A closer look at AEG’s proposed NFL stadium (Sports Business Journal)
Parking for the football stadium, proposed to be located between the Convention Center and Staples Center, wouldn’t be a problem according to AEG officials because there are already 32,000 spaces within a 15-minute walk. I think it’s good that massive parking lots aren’t being proposed. At the same time, the fact there are 32,000 spaces nearby helps explain the challenges in redeveloping such a car-centric area in which a lot of the land is used for garages or surface lots. Hat tip Streetsblog Los Angeles.
Sustainable housing, 30/10 and public transit in L.A. (Huffington Post)
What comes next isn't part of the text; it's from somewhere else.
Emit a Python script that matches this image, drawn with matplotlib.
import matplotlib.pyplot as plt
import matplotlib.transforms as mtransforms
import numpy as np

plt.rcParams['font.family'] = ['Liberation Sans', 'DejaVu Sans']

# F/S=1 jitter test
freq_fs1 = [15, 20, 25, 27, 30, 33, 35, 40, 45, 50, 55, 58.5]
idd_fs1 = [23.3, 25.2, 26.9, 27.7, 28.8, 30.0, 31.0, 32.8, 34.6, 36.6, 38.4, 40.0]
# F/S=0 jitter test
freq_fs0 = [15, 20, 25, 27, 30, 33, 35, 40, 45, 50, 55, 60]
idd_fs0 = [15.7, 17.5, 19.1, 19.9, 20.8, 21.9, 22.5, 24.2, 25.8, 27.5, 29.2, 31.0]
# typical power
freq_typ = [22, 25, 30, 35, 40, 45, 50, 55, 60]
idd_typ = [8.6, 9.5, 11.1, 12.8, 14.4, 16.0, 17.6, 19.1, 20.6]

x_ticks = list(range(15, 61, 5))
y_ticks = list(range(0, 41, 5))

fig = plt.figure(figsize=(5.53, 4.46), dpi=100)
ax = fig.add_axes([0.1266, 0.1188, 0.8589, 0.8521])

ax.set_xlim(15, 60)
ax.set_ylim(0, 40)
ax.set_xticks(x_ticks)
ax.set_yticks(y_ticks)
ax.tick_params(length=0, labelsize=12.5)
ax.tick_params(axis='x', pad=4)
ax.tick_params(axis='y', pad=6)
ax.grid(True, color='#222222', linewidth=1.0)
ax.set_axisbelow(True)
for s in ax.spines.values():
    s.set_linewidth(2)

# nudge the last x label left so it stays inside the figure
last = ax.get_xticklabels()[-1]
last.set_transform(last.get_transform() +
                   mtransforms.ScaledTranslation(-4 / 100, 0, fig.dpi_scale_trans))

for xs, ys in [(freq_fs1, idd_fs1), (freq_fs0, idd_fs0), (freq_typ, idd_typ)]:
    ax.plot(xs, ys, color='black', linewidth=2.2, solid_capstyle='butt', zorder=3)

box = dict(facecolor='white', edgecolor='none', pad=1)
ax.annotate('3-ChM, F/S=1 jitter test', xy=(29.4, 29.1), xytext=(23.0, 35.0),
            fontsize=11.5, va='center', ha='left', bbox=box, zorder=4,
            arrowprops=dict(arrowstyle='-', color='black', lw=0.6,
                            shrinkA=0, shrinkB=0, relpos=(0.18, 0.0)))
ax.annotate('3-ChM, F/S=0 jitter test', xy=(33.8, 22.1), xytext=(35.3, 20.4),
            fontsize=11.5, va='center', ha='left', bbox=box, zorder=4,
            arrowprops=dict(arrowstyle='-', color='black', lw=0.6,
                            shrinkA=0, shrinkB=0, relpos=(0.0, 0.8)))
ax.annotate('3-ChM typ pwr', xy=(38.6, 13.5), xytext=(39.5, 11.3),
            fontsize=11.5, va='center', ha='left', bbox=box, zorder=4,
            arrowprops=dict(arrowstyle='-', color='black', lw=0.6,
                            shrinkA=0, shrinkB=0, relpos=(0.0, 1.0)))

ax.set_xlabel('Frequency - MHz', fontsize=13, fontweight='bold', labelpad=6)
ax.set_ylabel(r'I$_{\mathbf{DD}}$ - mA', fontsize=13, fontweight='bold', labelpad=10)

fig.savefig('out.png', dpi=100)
In his weekly column at the Huffington Post, L.A. transit advocate Joel Epstein shares his analysis and highlights from the Annual Sustainable Housing and Transportation Summit, hosted by the Los Angeles Business Council at UCLA. Three panels discussed a variety of topics, including the challenge of conveying to policy makers that transit oriented development, done right, can save its residents significantly on transportation costs. Metro CEO Art Leahy and Board Member Richard Katz were both in attendance to describe Metro’s efforts to better connect housing and transportation.
LADOT to launch Westside Mobility Plan study (Westside Today)
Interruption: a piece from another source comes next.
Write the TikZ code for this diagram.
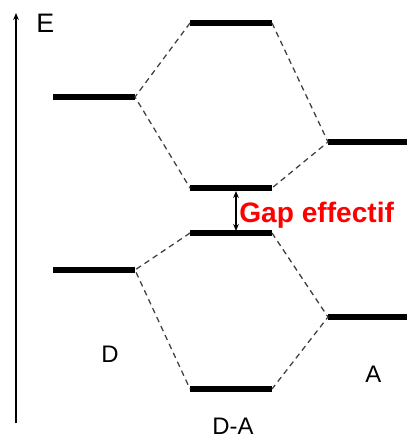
\documentclass[tikz,border=0pt]{standalone}
\usepackage{fontspec}
\setmainfont{Liberation Sans}
\usetikzlibrary{arrows.meta}
\tikzset{
  niveau/.style={line width=4.2pt},
  liaison/.style={line width=0.9pt, gray!50!black, dash pattern=on 4pt off 3pt},
  etiquette/.style={inner sep=0pt, font=\fontsize{17pt}{17pt}\selectfont}
}
\begin{document}
\begin{tikzpicture}[x=0.025cm, y=-0.025cm, line join=round, >={Stealth[length=5pt,width=4pt]}]
	\useasboundingbox (0,0) rectangle (407,439);
	% Axe des energies
	\coordinate (bas) at (16,423);
	\coordinate (haut) at (16,13);
	\draw[->, line width=0.8pt] (bas) -- (haut);
	\node[etiquette, font=\fontsize{19pt}{19pt}\selectfont, anchor=base west] (E) at (36,33) {E};
	
	% Niveaux du donneur D
	\coordinate (D1g) at (53,97);  \coordinate (D1d) at (135,97);
	\coordinate (D2g) at (53,270); \coordinate (D2d) at (135,270);
	% Niveaux du complexe D-A
	\coordinate (C1g) at (190,23);  \coordinate (C1d) at (272,23);
	\coordinate (C2g) at (190,188); \coordinate (C2d) at (272,188);
	\coordinate (C3g) at (190,233); \coordinate (C3d) at (272,233);
	\coordinate (C4g) at (190,389); \coordinate (C4d) at (272,389);
	% Niveaux de l'accepteur A
	\coordinate (A1g) at (328,142); \coordinate (A1d) at (407,142);
	\coordinate (A2g) at (328,317); \coordinate (A2d) at (407,317);
	
	\foreach \n in {D1,D2,C1,C2,C3,C4,A1,A2}
		\draw[niveau] (\n g) -- (\n d);
	
	% Correlations en pointilles
	\draw[liaison] (C1g) -- (D1d) -- (C2g);
	\draw[liaison] (C1d) -- (A1g) -- (C2d);
	\draw[liaison] (C3g) -- (D2d) -- (C4g);
	\draw[liaison] (C3d) -- (A2g) -- (C4d);
	
	% Gap effectif
	\coordinate (gaph) at (236,191);
	\coordinate (gapb) at (236,231);
	\draw[<->, line width=0.8pt] (gaph) -- (gapb);
	\node[inner sep=0pt, anchor=base west, text=red, font=\fontsize{20pt}{20pt}\selectfont\bfseries] (gap) at (239,222) {Gap effectif};
	
	% Etiquettes
	\node[etiquette, anchor=base west] (D) at (101,362) {D};
	\node[etiquette, anchor=base west] (A) at (365,382) {A};
	\node[etiquette, anchor=base west] (DA) at (212,434) {D-A};
\end{tikzpicture}
\end{document}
Following a directive from the Los Angeles City Council, the L.A. Department of Transportation will undertake a comprehensive study of mobility on the Westside. The plan will consider ways to improve multi-modal transit options (i.e. pedestrian, bike, transit, and car), north-south transit connections and parking. Here’s more background from the LADOT Westside Mobility Plan website after the jump.
What is the Westside Mobility Plan?
The Westside Mobility Plan is creating a transportation blueprint for the Westside in consideration of multimodal travel, north-south rail connections, and parking solutions. The project is also updating the Coastal Transportation Corridor Specific Plan and West LA Transportation Specific Plan, both of which include nexus fee updates, and encompasses a Livable Boulevards Study. This project will be a catalyst for future action and the community will be engaged throughout the process.
A little background on this project.
Traffic congestion on the Westside of Los Angeles is epic and has grown worse in recent years. The area is a desirable place to live, work, and play, creating heavy travel demands during peak and off-peak periods. Improvements to the transportation system have not kept up, and there is little room to expand arterial streets.
In reaction to the transportation issues in the Westside, the Los Angeles City Council has requested a comprehensive study to develop potential short-, mid- and long-term multimodal solutions. The study will require new ways to measure and evaluate the transportation system, considering measures such as vehicle trips (VT), vehicle miles traveled (VMT) and greenhouse gas (GHG) emissions in addition to traditional level of service (LOS) measurements.